BEGIN DATASET CONTENT

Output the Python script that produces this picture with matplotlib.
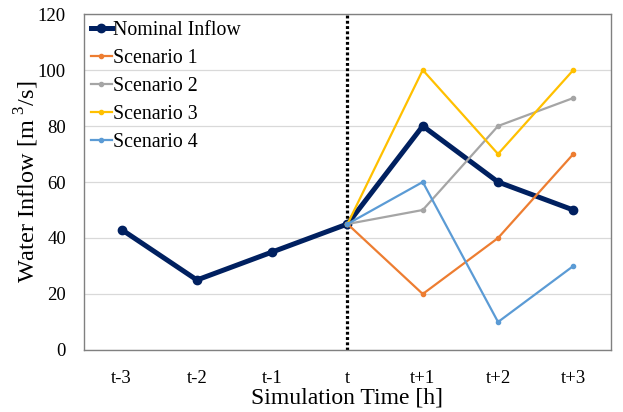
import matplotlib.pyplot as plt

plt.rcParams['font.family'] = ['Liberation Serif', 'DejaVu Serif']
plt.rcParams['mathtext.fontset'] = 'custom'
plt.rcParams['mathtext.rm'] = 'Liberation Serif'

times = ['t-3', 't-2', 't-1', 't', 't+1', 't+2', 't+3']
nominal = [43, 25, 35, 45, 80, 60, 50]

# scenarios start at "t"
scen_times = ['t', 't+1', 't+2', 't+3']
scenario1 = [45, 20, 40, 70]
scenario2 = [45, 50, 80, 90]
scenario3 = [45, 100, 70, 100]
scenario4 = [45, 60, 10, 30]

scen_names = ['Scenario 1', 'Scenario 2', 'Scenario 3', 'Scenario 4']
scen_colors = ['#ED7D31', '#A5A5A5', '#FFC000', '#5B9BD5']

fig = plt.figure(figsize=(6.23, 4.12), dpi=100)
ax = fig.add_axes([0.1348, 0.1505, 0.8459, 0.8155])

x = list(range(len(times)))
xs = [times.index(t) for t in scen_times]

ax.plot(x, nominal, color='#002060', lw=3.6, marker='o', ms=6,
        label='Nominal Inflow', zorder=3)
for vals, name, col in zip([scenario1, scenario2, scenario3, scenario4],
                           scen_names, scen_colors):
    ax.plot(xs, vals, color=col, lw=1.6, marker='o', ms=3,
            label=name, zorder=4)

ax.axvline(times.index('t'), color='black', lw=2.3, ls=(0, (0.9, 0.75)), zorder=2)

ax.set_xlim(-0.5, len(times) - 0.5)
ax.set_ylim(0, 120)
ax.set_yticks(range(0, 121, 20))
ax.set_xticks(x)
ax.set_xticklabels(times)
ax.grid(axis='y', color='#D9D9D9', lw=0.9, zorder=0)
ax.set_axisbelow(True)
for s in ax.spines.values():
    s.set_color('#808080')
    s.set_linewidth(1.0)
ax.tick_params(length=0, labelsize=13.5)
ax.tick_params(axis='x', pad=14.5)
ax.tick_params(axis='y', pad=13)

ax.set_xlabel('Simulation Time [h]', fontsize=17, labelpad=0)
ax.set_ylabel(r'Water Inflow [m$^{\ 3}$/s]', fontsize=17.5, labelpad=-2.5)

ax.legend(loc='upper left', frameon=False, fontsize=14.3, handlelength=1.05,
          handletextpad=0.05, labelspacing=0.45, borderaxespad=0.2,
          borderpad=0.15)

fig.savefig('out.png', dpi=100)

END DATASET CONTENT

» REQUIREMENT
Go from the first line of the data above to the line containing "nominal = [43, 25, 35, 45, 80, 60, 50]" and retype exactly those lines, both included, but none of the pictures.

» FULL SOLUTION
Output the Python script that produces this picture with matplotlib.
import matplotlib.pyplot as plt

plt.rcParams['font.family'] = ['Liberation Serif', 'DejaVu Serif']
plt.rcParams['mathtext.fontset'] = 'custom'
plt.rcParams['mathtext.rm'] = 'Liberation Serif'

times = ['t-3', 't-2', 't-1', 't', 't+1', 't+2', 't+3']
nominal = [43, 25, 35, 45, 80, 60, 50]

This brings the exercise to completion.